The demand for workers far exceeds the number of unemployed people looking for work.  The labor participation rate – the share of adults working or looking for a job – was 62.2 percent in June, down from 63.4 percent before Covid.

Workers are taking advantage of the tight labor market by switching jobs for better pay, which represents a new source of inflation for many American companies.

Average hourly earning rose 5.1 percent over the last year.  Rising wages could make it harder for the Federal Reserve to tame inflation.  Nearly 79 percent of American workers are in the service sector, where higher labor costs are a large burden.

In addition to a shrinking labor force driving up wages, a steady decline in birth rates is expected in the U.S. and many advanced economies, which will sharply reduce the growth of the labor force.

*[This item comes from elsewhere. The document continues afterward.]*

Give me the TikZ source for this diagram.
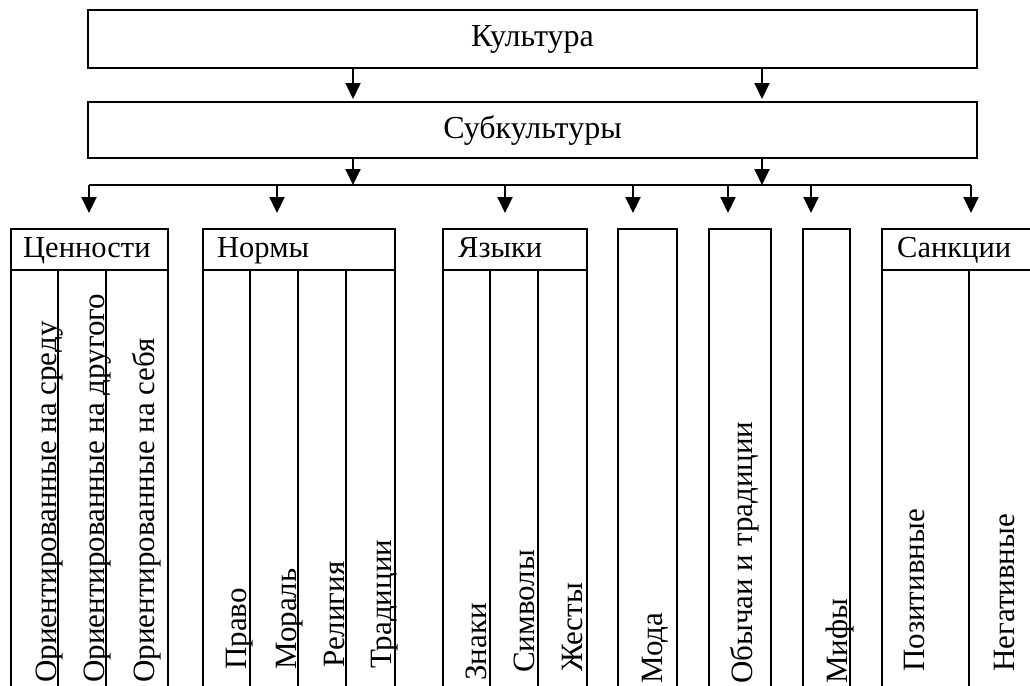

For example, life expectancy in the U.S. has increased from 1980-2019 and improvements in morbidity and mortality rates will lead to a rapid increase in the number of people who are over 65 and retired.  As a result, dependency ratios – the ratio of the number of dependents to the total working age population – are set to rise sharply.

Put simply, deteriorating U.S. dependency ratios in the U.S. and globally means dependents who consume but do not produce will outweigh those who are working.  In effect, too few people carrying the load.

This translates to lower productivity per capita, an ever-intensifying war for talent and skills, and upward pressure on inflation.

As the supply of labor contracts, their bargaining power will increase and wages will continue to rise.  The growing leverage of labor may have beneficial effects on inequality, but it may manifest an increasing risk of structural inflation.